Getting Into the Growth Mindset

When developing leaders, many companies utilize a traditional approach that lacks strategic focus and alignment with personal needs. Leaders have differing personalities, natural abilities, skill sets and underlying competencies as well as varying values, goals and views about how the world works. Positions that make up an organization’s structure, similarly, vary in specific requirements of knowledge, experience and capabilities.

As Melissa Daimler pointed out in Harvard Business Review’s “Why Leadership Development Has to Happen on the Job,” “Organizational learning has to become less about the kind of learning done in a training session or online tutorial and more about continuous learning on the job. That means creating a work environment that supports and encourages learning, one that’s less about individuals learning new skills on their own, and more about using their environment to learn and learning from one another.”
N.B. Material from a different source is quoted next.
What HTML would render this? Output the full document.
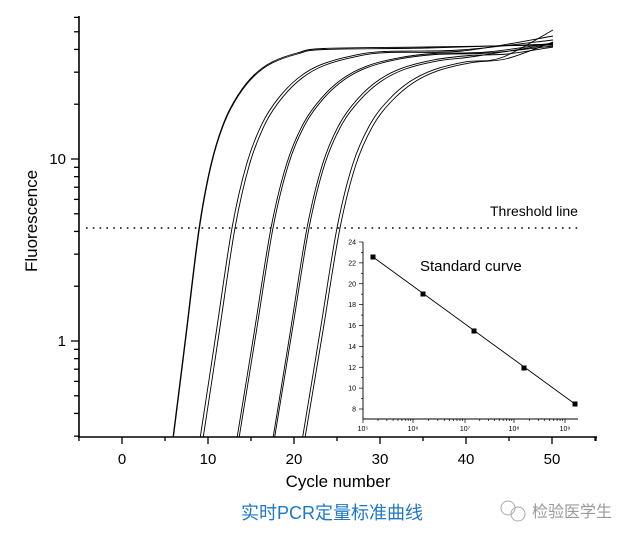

Not surprisingly, the most effective approaches to development are highly personalized and specific to both the position and the individual. Too often, development plans lack clarity and focus as to what specific competencies need development, and this can have real impact on organizations’ health. To best accelerate business performance, focus on linking strategy with personalized development plans, based on a true gap assessment of key competencies required by individuals who are assuming key positions.